Slenderness ratio L/D also affects behavior. The classic long-cylinder equation is most appropriate when the cylinder is sufficiently long and boundary effects are limited. If your component includes domed heads, stiffening rings, short unsupported spans, or clamped boundaries, collapse performance may differ significantly from simple assumptions.

Common Design Mistakes

  • Using nominal thickness without corrosion or manufacturing tolerance deductions.
  • Mixing units, such as entering inches while using MPa-level material data.
  • Ignoring external plus differential pressure combinations in transient events.
  • Assuming high yield strength alone guarantees high buckling resistance.
  • Skipping imperfection sensitivity checks for deepwater or high-vacuum applications.

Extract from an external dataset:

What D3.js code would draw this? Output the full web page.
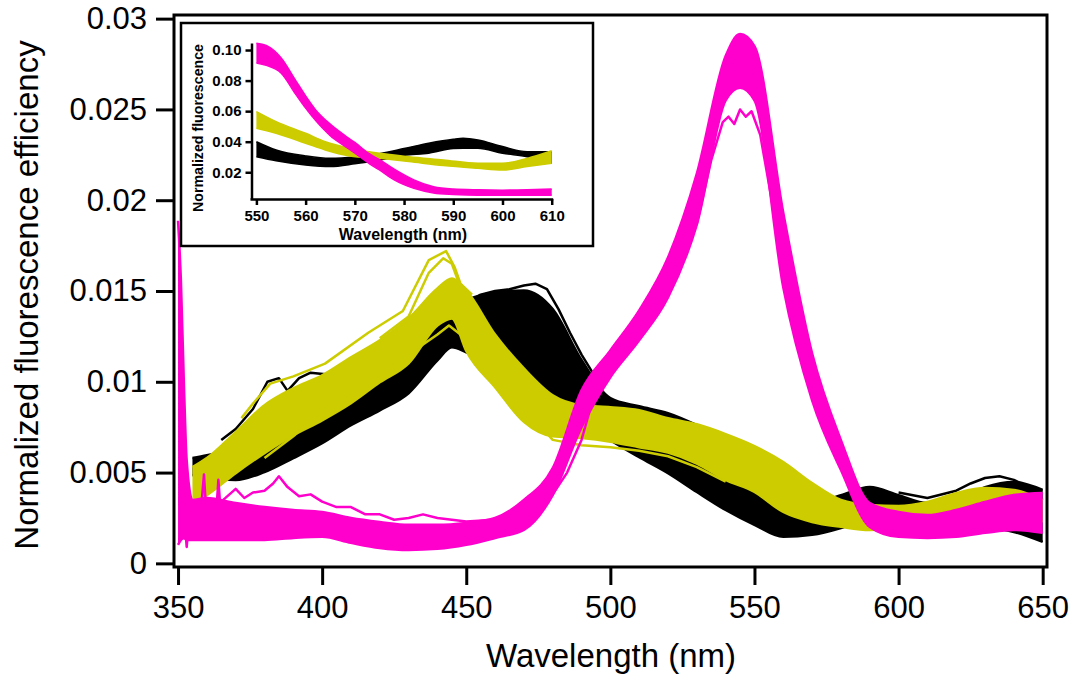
<!DOCTYPE html>
<html><head><meta charset="utf-8">
<script src="https://cdn.jsdelivr.net/npm/d3@7"></script>
<style>body{margin:0;background:#fff}</style>
</head><body><svg id="c" width="1076" height="677"></svg>
<script>
// ---------------- DATA ----------------
// Main chart: envelopes of the three bundles of spectra
const mainWl = [355,360,370,380,390,400,410,420,430,440,445,450,460,470,480,490,500,510,520,530,540,550,560,570,580,590,600,610,620,630,640,650];
const blackUpper = [0.00580,0.00596,0.00613,0.00679,0.00761,0.00843,0.00926,0.01008,0.01118,0.01327,0.01349,0.01448,0.01492,0.01503,0.01400,0.01120,0.00910,0.00865,0.00827,0.00761,0.00679,0.00514,0.00376,0.00332,0.00376,0.00420,0.00376,0.00332,0.00349,0.00420,0.00448,0.00404];
const blackLower = [0.00486,0.00470,0.00459,0.00503,0.00580,0.00662,0.00761,0.00843,0.00937,0.01118,0.01190,0.01162,0.01074,0.00981,0.00926,0.00788,0.00679,0.00585,0.00497,0.00393,0.00294,0.00212,0.00146,0.00157,0.00195,0.00250,0.00277,0.00250,0.00223,0.00201,0.00173,0.00118];
const yellowUpper = [0.00530,0.00580,0.00723,0.00871,0.00964,0.01036,0.01135,0.01228,0.01349,0.01514,0.01569,0.01503,0.01260,0.01074,0.00926,0.00871,0.00860,0.00843,0.00799,0.00766,0.00712,0.00646,0.00558,0.00442,0.00349,0.00321,0.00316,0.00338,0.00387,0.00415,0.00404,0.00349];
const yellowLower = [0.00332,0.00376,0.00497,0.00607,0.00706,0.00788,0.00882,0.00997,0.01102,0.01310,0.01349,0.01170,0.00970,0.00780,0.00700,0.00690,0.00670,0.00640,0.00610,0.00550,0.00460,0.00393,0.00283,0.00228,0.00201,0.00184,0.00195,0.00228,0.00255,0.00283,0.00294,0.00228];
const magentaWl = [350,351,352,353,355,360,370,380,390,400,410,420,430,440,450,460,470,480,490,500,510,520,530,540,545,550,560,570,580,590,600,610,620,630,640,650];
const magentaUpper = [0.01887,0.01558,0.01008,0.00569,0.00349,0.00360,0.00332,0.00310,0.00294,0.00283,0.00250,0.00228,0.00212,0.00212,0.00223,0.00250,0.00349,0.00525,0.00953,0.01173,0.01393,0.01684,0.02146,0.02794,0.02915,0.02849,0.01931,0.01157,0.00679,0.00332,0.00283,0.00266,0.00294,0.00338,0.00376,0.00387];
const magentaLower = [0.00102,0.00129,0.00140,0.00129,0.00129,0.00129,0.00129,0.00129,0.00140,0.00146,0.00113,0.00085,0.00074,0.00080,0.00102,0.00140,0.00184,0.00376,0.00750,0.01025,0.01228,0.01464,0.01865,0.02550,0.02620,0.02550,0.01519,0.00898,0.00514,0.00201,0.00146,0.00140,0.00146,0.00168,0.00184,0.00168];

// Main chart: individual curves that stand out of the bundles
const blackTopWl = [450,455,460,465,470,474,478,482,486,490,495];
const blackTopV  = [0.0143,0.0148,0.0150,0.0151,0.0153,0.0154,0.0151,0.0140,0.0127,0.0115,0.0102];
const blackLeftWl = [365,370,376,381,385,388,392,396,402,410];
const blackLeftV  = [0.0068,0.0074,0.0085,0.0100,0.0102,0.0095,0.0102,0.0105,0.0104,0.0110];
const blackRightWl = [600,610,620,625,630,635,640,645,650];
const blackRightV  = [0.0039,0.0036,0.0040,0.0044,0.0047,0.0048,0.0046,0.0042,0.0035];
const yellowTopWl = [372,376,382,390,401,416,428,437,443,446,448,452];
const yellowTopV  = [0.0080,0.0088,0.0099,0.0103,0.0110,0.0127,0.0139,0.0167,0.0172,0.0163,0.0154,0.0148];
const yellowTop2Wl = [420,430,437,442,445,448,451];
const yellowTop2V  = [0.0124,0.0136,0.0160,0.0168,0.0165,0.0152,0.0148];
const yellowLowWl = [380,390,400,410,420,430,440,444,448,455,465,475,480,490,500,510,520,530,540];
const yellowLowV  = [0.0058,0.0070,0.0084,0.0094,0.0104,0.0115,0.0126,0.0131,0.0126,0.0112,0.0092,0.0077,0.0068,0.0065,0.0064,0.0062,0.0059,0.0053,0.0045];
const magentaSpikyWl = [351,352,353,354,355,356,357,358,359,360,361,362,363,364,365,367,370];
const magentaSpikyV  = [0.0120,0.0030,0.0009,0.0028,0.0018,0.0033,0.0014,0.0030,0.0049,0.0022,0.0026,0.0031,0.0022,0.0046,0.0024,0.0030,0.0027];
const magentaHighWl = [360,365,370,373,376,380,383,385,388,392,396,400,405,410,415,420,425,430,435,440,445,450,460,470,480,485,490,493,497,500];
const magentaHighV  = [0.0030,0.0034,0.0041,0.0036,0.0039,0.0040,0.0044,0.0048,0.0042,0.0037,0.0038,0.0034,0.0031,0.0031,0.0027,0.0027,0.0024,0.0025,0.0027,0.0025,0.0024,0.0023,0.0024,0.0028,0.0038,0.0050,0.0068,0.0085,0.0098,0.0104];
const magentaLowPeakWl = [530,535,539,541,543,545,547,549,552,556,560];
const magentaLowPeakV  = [0.0187,0.0222,0.0243,0.0246,0.0242,0.0250,0.0246,0.0249,0.0236,0.0200,0.0155];

// Inset (550-610 nm)
const insetBlackWl = [550,554,560,565,570,575,580,585,590,592,595,600,605,610];
const insetBlackUpper = [0.0400,0.0346,0.0307,0.0291,0.0300,0.0322,0.0355,0.0390,0.0416,0.0422,0.0411,0.0368,0.0335,0.0335];
const insetBlackLower = [0.0302,0.0276,0.0248,0.0237,0.0255,0.0280,0.0310,0.0325,0.0355,0.0357,0.0357,0.0324,0.0302,0.0259];
const insetYellowWl = [550,554,560,564,569,575,581,588,595,600,605,610];
const insetYellowUpper = [0.0597,0.0531,0.0455,0.0400,0.0357,0.0324,0.0302,0.0281,0.0259,0.0259,0.0291,0.0341];
const insetYellowLower = [0.0488,0.0455,0.0390,0.0346,0.0307,0.0291,0.0270,0.0244,0.0226,0.0215,0.0237,0.0259];
const insetMagentaWl = [550,552,555,558,560,562,565,568,570,573,575,578,582,586,590,595,600,605,610];
const insetMagentaUpper = [0.1045,0.1030,0.0950,0.0800,0.0700,0.0610,0.0515,0.0440,0.0395,0.0320,0.0282,0.0220,0.0150,0.0105,0.0090,0.0085,0.0083,0.0085,0.0090];
const insetMagentaLower = [0.0915,0.0900,0.0850,0.0710,0.0620,0.0540,0.0440,0.0370,0.0325,0.0255,0.0215,0.0150,0.0095,0.0065,0.0055,0.0050,0.0050,0.0050,0.0050];

// Ticks
const xTicks = [350,400,450,500,550,600,650];
const xTickLabels = ["350","400","450","500","550","600","650"];
const yTicks = [0,0.005,0.01,0.015,0.02,0.025,0.03];
const yTickLabels = ["0","0.005","0.01","0.015","0.02","0.025","0.03"];
const insetXTicks = [550,560,570,580,590,600,610];
const insetYTicks = [0.02,0.04,0.06,0.08,0.10];
const insetYTickLabels = ["0.02","0.04","0.06","0.08","0.10"];

const colBlack = "#000000", colYellow = "#cccc00", colMagenta = "#ff00cc";

// ---------------- DRAWING ----------------
const FONT = '"Liberation Sans", Arial, Helvetica, sans-serif';
const svg = d3.select('#c');
const x = d3.scaleLinear().domain([348.6, 651.5]).range([174, 1047]);
const y = d3.scaleLinear().domain([-0.0002, 0.0302]).range([567, 15]);

svg.append('defs').append('clipPath').attr('id','clipMain')
  .append('rect').attr('x',174).attr('y',15).attr('width',873).attr('height',552);

const plot = svg.append('g').attr('clip-path','url(#clipMain)');

function drawBand(g, xs, ys, wl, lo, hi, color, sw) {
  const data = wl.map((w,i)=>({w, lo:lo[i], hi:hi[i]}));
  const curve = d3.curveMonotoneX;
  g.append('path').datum(data)
    .attr('d', d3.area().x(d=>xs(d.w)).y0(d=>ys(d.lo)).y1(d=>ys(d.hi)).curve(curve))
    .attr('fill', color).attr('stroke','none');
  ['lo','hi'].forEach(k=>{
    g.append('path').datum(data)
      .attr('d', d3.line().x(d=>xs(d.w)).y(d=>ys(d[k])).curve(curve))
      .attr('fill','none').attr('stroke',color).attr('stroke-width',sw).attr('stroke-linejoin','round');
  });
}
function drawLine(g, xs, ys, wl, v, color, sw) {
  const data = wl.map((w,i)=>({w, v:v[i]}));
  g.append('path').datum(data)
    .attr('d', d3.line().x(d=>xs(d.w)).y(d=>ys(d.v)))
    .attr('fill','none').attr('stroke',color).attr('stroke-width',sw).attr('stroke-linejoin','round');
}

drawBand(plot, x, y, mainWl, blackLower, blackUpper, colBlack, 2.5);
drawLine(plot, x, y, blackTopWl, blackTopV, colBlack, 2.5);
drawLine(plot, x, y, blackLeftWl, blackLeftV, colBlack, 2.5);
drawLine(plot, x, y, blackRightWl, blackRightV, colBlack, 2.5);
drawBand(plot, x, y, mainWl, yellowLower, yellowUpper, colYellow, 2.5);
drawLine(plot, x, y, yellowTopWl, yellowTopV, colYellow, 2.5);
drawLine(plot, x, y, yellowTop2Wl, yellowTop2V, colYellow, 2.5);
drawLine(plot, x, y, yellowLowWl, yellowLowV, colYellow, 2.5);
drawBand(plot, x, y, magentaWl, magentaLower, magentaUpper, colMagenta, 2.5);
drawLine(plot, x, y, magentaSpikyWl, magentaSpikyV, colMagenta, 2.5);
drawLine(plot, x, y, magentaHighWl, magentaHighV, colMagenta, 2.5);
drawLine(plot, x, y, magentaLowPeakWl, magentaLowPeakV, colMagenta, 2.5);

// main axes
const xAxis = svg.append('g').attr('transform','translate(0,567)')
  .call(d3.axisBottom(x).tickValues(xTicks).tickFormat((d,i)=>xTickLabels[i]).tickSize(18).tickSizeOuter(0).tickPadding(11));
const yAxis = svg.append('g').attr('transform','translate(174,0)')
  .call(d3.axisLeft(y).tickValues(yTicks).tickFormat((d,i)=>yTickLabels[i]).tickSize(18).tickSizeOuter(0).tickPadding(9));
[xAxis,yAxis].forEach(a=>{
  a.select('.domain').remove();
  a.selectAll('.tick line').attr('stroke','#000').attr('stroke-width',3);
  a.selectAll('.tick text').attr('font-family',FONT).attr('font-size',31).attr('fill','#000');
});
svg.append('rect').attr('x',174).attr('y',15).attr('width',873).attr('height',552)
  .attr('fill','none').attr('stroke','#000').attr('stroke-width',3);

svg.append('text').attr('x',611).attr('y',667).attr('text-anchor','middle')
  .attr('font-family',FONT).attr('font-size',33).text('Wavelength (nm)');
svg.append('text').attr('transform','translate(38,295) rotate(-90)').attr('text-anchor','middle')
  .attr('font-family',FONT).attr('font-size',33).text('Normalized fluorescence efficiency');

// ---------------- INSET ----------------
svg.append('rect').attr('x',181).attr('y',23).attr('width',412).attr('height',223)
  .attr('fill','#fff').attr('stroke','#000').attr('stroke-width',2.5);
const ix = d3.scaleLinear().domain([548.7, 610.2]).range([250, 552.7]);
const iy = d3.scaleLinear().domain([0.0025, 0.1046]).range([199, 43]);
const inset = svg.append('g');
drawBand(inset, ix, iy, insetBlackWl, insetBlackLower, insetBlackUpper, colBlack, 1.5);
drawBand(inset, ix, iy, insetYellowWl, insetYellowLower, insetYellowUpper, colYellow, 1.5);
drawBand(inset, ix, iy, insetMagentaWl, insetMagentaLower, insetMagentaUpper, colMagenta, 1.5);

const ixAxis = svg.append('g').attr('transform','translate(0,199)')
  .call(d3.axisBottom(ix).tickValues(insetXTicks).tickFormat(d=>String(d)).tickSize(6).tickSizeOuter(0).tickPadding(5));
const iyAxis = svg.append('g').attr('transform','translate(251.5,0)')
  .call(d3.axisLeft(iy).tickValues(insetYTicks).tickFormat((d,i)=>insetYTickLabels[i]).tickSize(6).tickSizeOuter(0).tickPadding(4));
[ixAxis,iyAxis].forEach(a=>{
  a.select('.domain').attr('stroke','#000').attr('stroke-width',2.5);
  a.selectAll('.tick line').attr('stroke','#000').attr('stroke-width',2.5);
  a.selectAll('.tick text').attr('font-family',FONT).attr('font-size',15).attr('font-weight','bold').attr('fill','#000');
});
svg.append('text').attr('x',403).attr('y',239.5).attr('text-anchor','middle')
  .attr('font-family',FONT).attr('font-size',16).attr('font-weight','bold').text('Wavelength (nm)');
svg.append('text').attr('transform','translate(203,128) rotate(-90)').attr('text-anchor','middle')
  .attr('font-family',FONT).attr('font-size',14.2).attr('font-weight','bold').text('Normalized fluorescence');
</script>
</body></html>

When to Move Beyond a Calculator

A calculator is ideal for rapid screening, trade studies, and early cost optimization. However, final approval usually requires code compliance and detailed analysis. Consider advancing to finite element buckling and nonlinear collapse simulation when:

  • Safety consequences are high (human occupancy, critical infrastructure, hazardous process containment).
  • Geometry includes openings, nozzles, ring stiffeners, variable thickness, or complex end constraints.
  • Load cases include thermal gradients, axial loads, bending, or cyclic external pressure.
  • The design operates near governing limits with little margin.

Authoritative References and Data Sources

For standards-grade engineering, consult authoritative references and regulatory guidance. The following sources are valuable starting points:

Practical Takeaway

The fastest way to improve collapse resistance is to increase thickness, reduce diameter, and maintain high manufacturing quality. Material upgrades help, but for elastic buckling, stiffness and geometry usually dominate. Use this calculator to identify whether your concept is geometry-limited or strength-limited, then iterate with code-required margins and quality controls. Doing that early can prevent expensive redesigns and improve both safety and reliability.